MINANO, Saitama Pref. — As many as 100,000 people from Japan and abroad visit Tetsuo Asami’s shaved ice parlor every summer in Minano, a small town in the Chichibu region of Saitama Prefecture, seeking out his products that use naturally frozen ice and are known for their rich taste.
Although Asami, 58, is happy with the thriving business, the threat of global warming makes him unsure whether he will still be able to make natural ice a decade from now.
“I think our customers travel all the way to Chichibu for shaved ice because they sense that they may not be able to eat it in 10 years’ time given rising temperatures and deterioration in the environment of the mountains” which generate nutritious water for natural ice, Asami said.
Running the 117-year-old family business, Asami is one of only four existing natural ice makers in Japan, down from some 100 around the 1930s. The three others operate in Tochigi Prefecture.
“Given the major climate change I have seen in recent years, such as warm winters, it has become increasingly difficult to make decent natural ice,” Asami said, citing his family records that show average temperatures in January in Chichibu have risen 3.5 degrees over the past 40 years.
Asami said he hopes his sense of crisis will be shared by environment ministers and senior officials from about 190 countries during a two-day U.N. climate meeting starting Thursday in Poland so they can expedite work to craft a successor treaty to the Kyoto Protocol.
Records by Asami’s father from 1960 to 1991 show that there were many days in winter when temperatures hit minus 12 to minus 15 at 6 a.m., allowing him to “harvest” ice in December and then once again in January every year.
But since Asami took over the business in 1992, he has seen only three days or so when local temperatures fell below minus 10, making it difficult for him to harvest ice twice a season.
The declining quantity of ice has forced Asami to halt the shipment of natural ice to bars, hotels and department stores in Tokyo. Today, he only serves shaved ice at his parlor from March through November.
Natural ice forms only when it becomes very cold. Snow, meanwhile, damages the taste of the ice. With its favorable climate, the Chichibu area has long been an ideal place for making ice, in which workers form ice in ponds after drawing water from mountain streams.
“I’m very worried about the future of natural ice-making if the climate continues to change at the current pace,” Asami said.
Reinforcing his fear of global warming, the Environment Ministry warned in a recent report that beech forests in Japan would shrink 30 percent if the average temperature rises 1.5 from current levels, and 50 percent if it rises 2.5.

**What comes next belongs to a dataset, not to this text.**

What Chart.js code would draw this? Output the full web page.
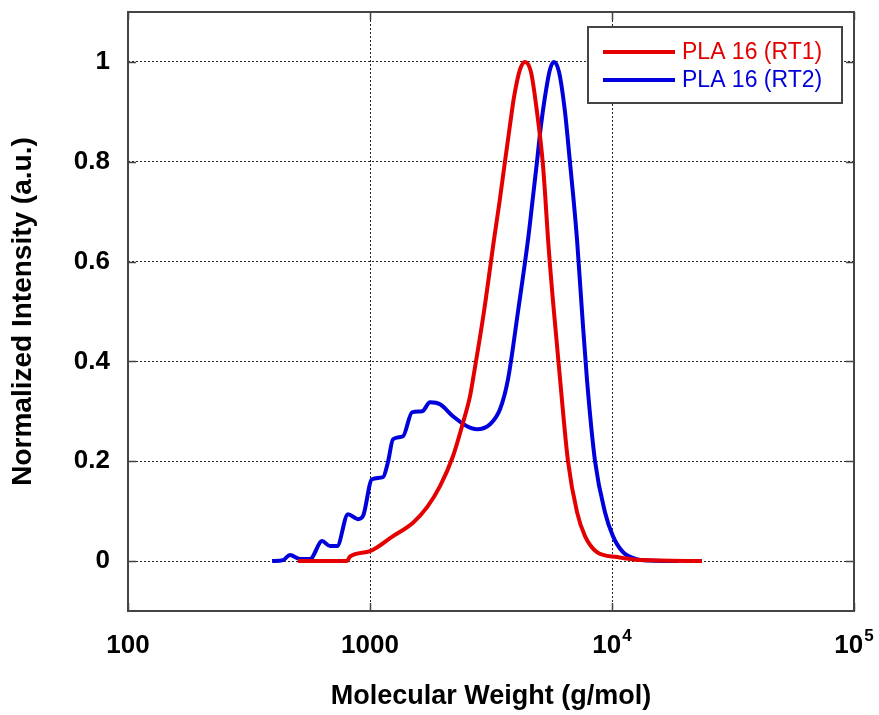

Japan could suffer damage worth ¥1 trillion a year from heavy rainfall caused by global warming, and the country would sustain damage worth up to ¥5 trillion if all reclaimed land were submerged by rising sea levels, according to the report, which was based on studies by about 45 researchers.

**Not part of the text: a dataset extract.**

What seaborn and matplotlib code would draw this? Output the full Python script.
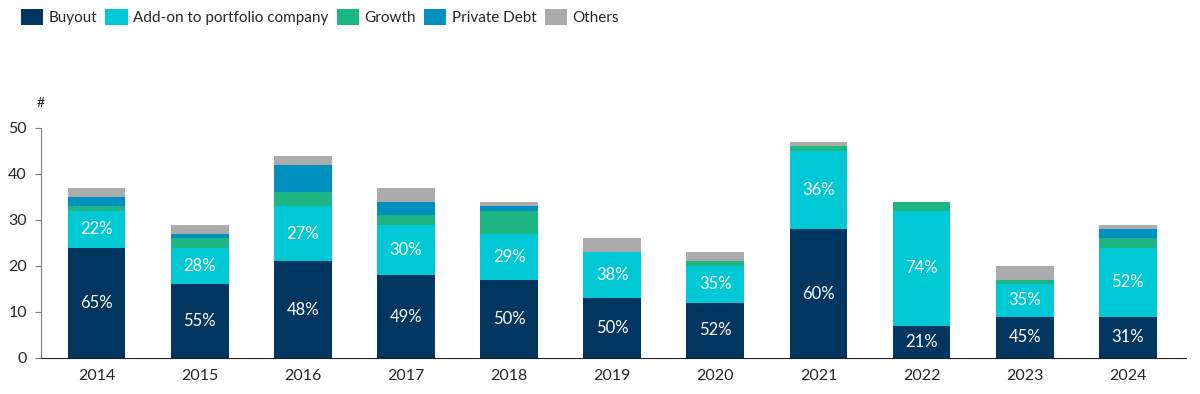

Asami believes the leadership of the United States — the world’s biggest greenhouse gas emitter along with China — is vital if the world is to address global warming.

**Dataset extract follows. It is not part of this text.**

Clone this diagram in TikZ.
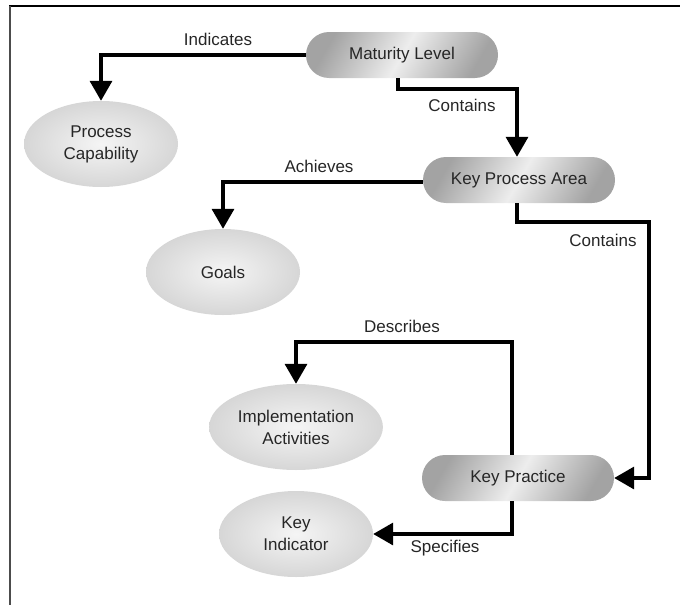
\documentclass[tikz,border=0pt]{standalone}
\usepackage{fontspec}
\setmainfont{Liberation Sans}
\usetikzlibrary{shapes.geometric,arrows.meta}

\begin{document}
\begin{tikzpicture}[x=1pt, y=-1pt, font=\fontsize{17}{22}\selectfont,
		level_style/.style={rectangle,rounded corners=23pt,minimum width=192pt,minimum height=46pt,left color=black!36,right color=black!36,middle color=black!7,shading angle=60,text=black!85},
		item_style/.style={ellipse,minimum width=154pt,minimum height=86pt,inner color=black!4,outer color=black!16,align=center,text=black!85},
		edge_style/.style={draw=black,line width=3.5pt,-{Triangle[length=20pt,width=22pt]}},
		label_style/.style={text=black!85}]

		\useasboundingbox (0,0) rectangle (680,605);
		\draw[black,line width=1.5pt] (9,6) -- (680,6);
		\draw[black!70,line width=2pt] (10,6) -- (10,605);

		\node[level_style] (ml) at (402,55)  {Maturity Level};
		\node[level_style] (kpa) at (519,180)  {Key Process Area};
		\node[level_style] (kp) at (518,478)  {Key Practice};
		\node[item_style] (pc) at (101,144)  {Process\\Capability};
		\node[item_style] (go) at (223,272)  {Goals};
		\node[item_style] (ia) at (296,427)  {Implementation\\Activities};
		\node[item_style] (ki) at (296,534)  {Key\\Indicator};
		\coordinate (turn) at ([xshift=35pt]kp.east);

		\node[label_style] (l1) at (218,39)  {Indicates};
		\node[label_style] (l2) at (462,105)  {Contains};
		\node[label_style] (l3) at (319,166)  {Achieves};
		\node[label_style] (l4) at (603,240)  {Contains};
		\node[label_style] (l5) at (402,326)  {Describes};
		\node[label_style] (l6) at (445,548)  {Specifies};

		\draw[edge_style]  (ml.west) -| (pc.north);
		\draw[edge_style]  ([xshift=-4pt]ml.south) -- ++(0,11) -| ([xshift=-2pt]kpa.north);
		\draw[edge_style]  ([yshift=-2pt]kpa.west) -| (go.north);
		\draw[edge_style]  ([xshift=-2pt]kpa.south) -- ++(0,19) -| (turn) -- (kp.east);
		\draw[edge_style]  ([xshift=-6pt]kp.north) -- ++(0,-113) -| (ia.north);
		\draw[edge_style]  ([xshift=-6pt]kp.south) |- (ki.east);
\end{tikzpicture}
\end{document}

Asami said he wants President-elect Barack Obama to implement his pledge after taking office in January to “engage vigorously” in U.N. climate talks and to cut U.S. emissions to 1990 levels by 2020, before reducing them a further 80 percent by 2050, a turnaround from President George W. Bush’s climate policy that included the rejection of the Kyoto pact.
Also, Asami suggested that the U.S., in partnership with other developed countries, not only reduce its own emissions but provide China, India and other emerging countries with increased funds and technology to help them curb emissions without sacrificing economic growth, one of the key issues to be included in a framework to succeed the Kyoto accord, which expires in 2012.
“You cannot tell developing countries not to grow,” he said. “I think such ‘green’ cooperation would make much more sense than spending billions of dollars on wars in Iraq and Afghanistan.”
U.N.-led negotiations involving about 190 countries for a post-2012 framework are scheduled to conclude at a key Copenhagen meeting in December 2009, with policymakers and experts calling for the inclusion of such non-Kyoto parties as the U.S., China and India to make it effective.